(A run of records)
■ ■ ■

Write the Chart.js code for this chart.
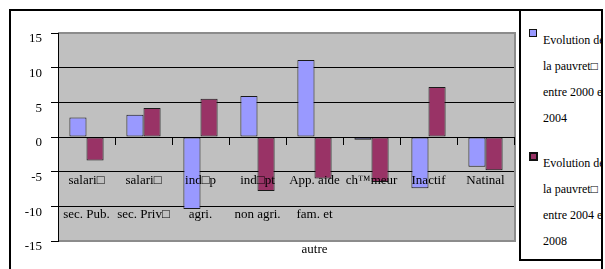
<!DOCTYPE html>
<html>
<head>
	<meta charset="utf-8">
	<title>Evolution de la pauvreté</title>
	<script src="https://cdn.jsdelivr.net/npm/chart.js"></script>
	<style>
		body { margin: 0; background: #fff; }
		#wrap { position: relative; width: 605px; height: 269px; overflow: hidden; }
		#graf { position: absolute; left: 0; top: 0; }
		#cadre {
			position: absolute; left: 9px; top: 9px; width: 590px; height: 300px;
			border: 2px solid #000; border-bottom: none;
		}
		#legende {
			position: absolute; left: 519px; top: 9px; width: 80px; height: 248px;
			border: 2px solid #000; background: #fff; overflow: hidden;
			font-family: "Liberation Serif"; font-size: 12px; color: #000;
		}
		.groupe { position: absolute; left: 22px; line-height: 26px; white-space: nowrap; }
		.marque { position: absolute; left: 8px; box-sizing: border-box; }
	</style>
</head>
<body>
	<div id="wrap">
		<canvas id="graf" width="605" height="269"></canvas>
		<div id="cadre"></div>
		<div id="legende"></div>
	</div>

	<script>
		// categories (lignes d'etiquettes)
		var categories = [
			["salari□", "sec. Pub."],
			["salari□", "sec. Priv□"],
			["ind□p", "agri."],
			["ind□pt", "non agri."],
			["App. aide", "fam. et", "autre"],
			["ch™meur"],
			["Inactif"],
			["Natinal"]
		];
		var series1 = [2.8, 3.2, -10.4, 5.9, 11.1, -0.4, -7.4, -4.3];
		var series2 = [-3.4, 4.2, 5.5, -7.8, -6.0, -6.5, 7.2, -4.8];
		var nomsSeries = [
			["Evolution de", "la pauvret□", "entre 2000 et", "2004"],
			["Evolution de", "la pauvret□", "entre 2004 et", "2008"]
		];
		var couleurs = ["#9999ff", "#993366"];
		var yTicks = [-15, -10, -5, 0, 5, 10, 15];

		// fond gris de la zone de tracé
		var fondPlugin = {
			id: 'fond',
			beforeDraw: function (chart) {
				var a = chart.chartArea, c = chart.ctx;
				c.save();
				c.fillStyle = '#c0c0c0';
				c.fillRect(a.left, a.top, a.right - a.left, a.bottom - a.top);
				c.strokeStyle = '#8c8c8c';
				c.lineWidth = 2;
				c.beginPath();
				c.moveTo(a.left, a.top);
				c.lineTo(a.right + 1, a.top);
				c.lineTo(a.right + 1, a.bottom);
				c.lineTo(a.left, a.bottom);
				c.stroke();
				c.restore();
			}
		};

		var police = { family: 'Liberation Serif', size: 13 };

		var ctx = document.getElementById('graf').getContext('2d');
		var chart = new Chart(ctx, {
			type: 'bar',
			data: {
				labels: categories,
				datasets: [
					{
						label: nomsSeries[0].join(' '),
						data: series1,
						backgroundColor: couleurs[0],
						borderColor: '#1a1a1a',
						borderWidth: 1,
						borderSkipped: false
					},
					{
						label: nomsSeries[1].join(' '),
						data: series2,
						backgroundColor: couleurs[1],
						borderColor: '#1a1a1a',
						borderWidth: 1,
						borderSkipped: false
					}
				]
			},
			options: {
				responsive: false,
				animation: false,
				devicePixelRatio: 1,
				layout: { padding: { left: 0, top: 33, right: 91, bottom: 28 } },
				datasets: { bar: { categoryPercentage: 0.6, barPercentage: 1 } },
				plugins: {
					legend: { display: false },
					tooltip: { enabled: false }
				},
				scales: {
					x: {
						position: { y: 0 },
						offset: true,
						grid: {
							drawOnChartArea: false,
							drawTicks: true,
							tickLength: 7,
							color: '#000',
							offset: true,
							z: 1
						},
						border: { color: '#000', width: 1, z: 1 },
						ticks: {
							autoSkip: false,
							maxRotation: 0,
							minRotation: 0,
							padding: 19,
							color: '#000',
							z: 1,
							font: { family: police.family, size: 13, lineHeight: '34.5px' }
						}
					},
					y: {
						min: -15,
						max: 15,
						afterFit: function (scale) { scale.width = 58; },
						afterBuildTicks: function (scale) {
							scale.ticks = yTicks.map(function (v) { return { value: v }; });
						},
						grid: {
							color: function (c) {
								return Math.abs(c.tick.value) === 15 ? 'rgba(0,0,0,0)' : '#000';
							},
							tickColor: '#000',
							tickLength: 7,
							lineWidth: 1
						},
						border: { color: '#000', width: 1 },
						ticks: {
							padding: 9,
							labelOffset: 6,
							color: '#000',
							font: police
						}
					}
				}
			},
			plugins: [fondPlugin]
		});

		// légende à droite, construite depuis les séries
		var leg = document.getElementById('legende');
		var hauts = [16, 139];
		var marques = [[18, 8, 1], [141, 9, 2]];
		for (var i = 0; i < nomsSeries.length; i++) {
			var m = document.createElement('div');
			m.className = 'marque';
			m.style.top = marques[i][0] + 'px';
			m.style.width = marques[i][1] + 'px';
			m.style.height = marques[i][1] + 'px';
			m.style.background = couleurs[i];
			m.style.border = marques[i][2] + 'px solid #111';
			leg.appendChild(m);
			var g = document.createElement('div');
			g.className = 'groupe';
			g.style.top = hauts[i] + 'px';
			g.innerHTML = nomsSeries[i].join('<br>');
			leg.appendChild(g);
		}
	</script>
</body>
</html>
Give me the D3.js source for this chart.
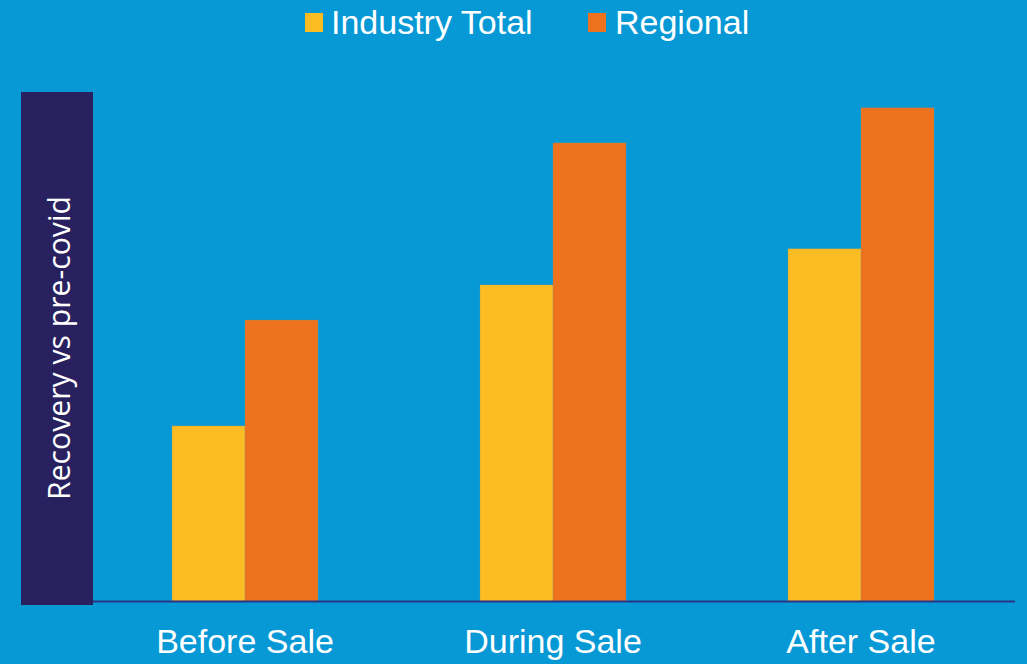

■ ■ ■

* _STATED TASK_: Every record gets retyped exactly; no picture goes into the copy.

* _ANSWER TO THE PROBLEM_:
Write the Chart.js code for this chart.
<!DOCTYPE html>
<html>
<head>
	<meta charset="utf-8">
	<title>Evolution de la pauvreté</title>
	<script src="https://cdn.jsdelivr.net/npm/chart.js"></script>
	<style>
		body { margin: 0; background: #fff; }
		#wrap { position: relative; width: 605px; height: 269px; overflow: hidden; }
		#graf { position: absolute; left: 0; top: 0; }
		#cadre {
			position: absolute; left: 9px; top: 9px; width: 590px; height: 300px;
			border: 2px solid #000; border-bottom: none;
		}
		#legende {
			position: absolute; left: 519px; top: 9px; width: 80px; height: 248px;
			border: 2px solid #000; background: #fff; overflow: hidden;
			font-family: "Liberation Serif"; font-size: 12px; color: #000;
		}
		.groupe { position: absolute; left: 22px; line-height: 26px; white-space: nowrap; }
		.marque { position: absolute; left: 8px; box-sizing: border-box; }
	</style>
</head>
<body>
	<div id="wrap">
		<canvas id="graf" width="605" height="269"></canvas>
		<div id="cadre"></div>
		<div id="legende"></div>
	</div>

	<script>
		// categories (lignes d'etiquettes)
		var categories = [
			["salari□", "sec. Pub."],
			["salari□", "sec. Priv□"],
			["ind□p", "agri."],
			["ind□pt", "non agri."],
			["App. aide", "fam. et", "autre"],
			["ch™meur"],
			["Inactif"],
			["Natinal"]
		];
		var series1 = [2.8, 3.2, -10.4, 5.9, 11.1, -0.4, -7.4, -4.3];
		var series2 = [-3.4, 4.2, 5.5, -7.8, -6.0, -6.5, 7.2, -4.8];
		var nomsSeries = [
			["Evolution de", "la pauvret□", "entre 2000 et", "2004"],
			["Evolution de", "la pauvret□", "entre 2004 et", "2008"]
		];
		var couleurs = ["#9999ff", "#993366"];
		var yTicks = [-15, -10, -5, 0, 5, 10, 15];

		// fond gris de la zone de tracé
		var fondPlugin = {
			id: 'fond',
			beforeDraw: function (chart) {
				var a = chart.chartArea, c = chart.ctx;
				c.save();
				c.fillStyle = '#c0c0c0';
				c.fillRect(a.left, a.top, a.right - a.left, a.bottom - a.top);
				c.strokeStyle = '#8c8c8c';
				c.lineWidth = 2;
				c.beginPath();
				c.moveTo(a.left, a.top);
				c.lineTo(a.right + 1, a.top);
				c.lineTo(a.right + 1, a.bottom);
				c.lineTo(a.left, a.bottom);
				c.stroke();
				c.restore();
			}
		};

		var police = { family: 'Liberation Serif', size: 13 };

		var ctx = document.getElementById('graf').getContext('2d');
		var chart = new Chart(ctx, {
			type: 'bar',
			data: {
				labels: categories,
				datasets: [
					{
						label: nomsSeries[0].join(' '),
						data: series1,
						backgroundColor: couleurs[0],
						borderColor: '#1a1a1a',
						borderWidth: 1,
						borderSkipped: false
					},
					{
						label: nomsSeries[1].join(' '),
						data: series2,
						backgroundColor: couleurs[1],
						borderColor: '#1a1a1a',
						borderWidth: 1,
						borderSkipped: false
					}
				]
			},
			options: {
				responsive: false,
				animation: false,
				devicePixelRatio: 1,
				layout: { padding: { left: 0, top: 33, right: 91, bottom: 28 } },
				datasets: { bar: { categoryPercentage: 0.6, barPercentage: 1 } },
				plugins: {
					legend: { display: false },
					tooltip: { enabled: false }
				},
				scales: {
					x: {
						position: { y: 0 },
						offset: true,
						grid: {
							drawOnChartArea: false,
							drawTicks: true,
							tickLength: 7,
							color: '#000',
							offset: true,
							z: 1
						},
						border: { color: '#000', width: 1, z: 1 },
						ticks: {
							autoSkip: false,
							maxRotation: 0,
							minRotation: 0,
							padding: 19,
							color: '#000',
							z: 1,
							font: { family: police.family, size: 13, lineHeight: '34.5px' }
						}
					},
					y: {
						min: -15,
						max: 15,
						afterFit: function (scale) { scale.width = 58; },
						afterBuildTicks: function (scale) {
							scale.ticks = yTicks.map(function (v) { return { value: v }; });
						},
						grid: {
							color: function (c) {
								return Math.abs(c.tick.value) === 15 ? 'rgba(0,0,0,0)' : '#000';
							},
							tickColor: '#000',
							tickLength: 7,
							lineWidth: 1
						},
						border: { color: '#000', width: 1 },
						ticks: {
							padding: 9,
							labelOffset: 6,
							color: '#000',
							font: police
						}
					}
				}
			},
			plugins: [fondPlugin]
		});

		// légende à droite, construite depuis les séries
		var leg = document.getElementById('legende');
		var hauts = [16, 139];
		var marques = [[18, 8, 1], [141, 9, 2]];
		for (var i = 0; i < nomsSeries.length; i++) {
			var m = document.createElement('div');
			m.className = 'marque';
			m.style.top = marques[i][0] + 'px';
			m.style.width = marques[i][1] + 'px';
			m.style.height = marques[i][1] + 'px';
			m.style.background = couleurs[i];
			m.style.border = marques[i][2] + 'px solid #111';
			leg.appendChild(m);
			var g = document.createElement('div');
			g.className = 'groupe';
			g.style.top = hauts[i] + 'px';
			g.innerHTML = nomsSeries[i].join('<br>');
			leg.appendChild(g);
		}
	</script>
</body>
</html>
Give me the D3.js source for this chart.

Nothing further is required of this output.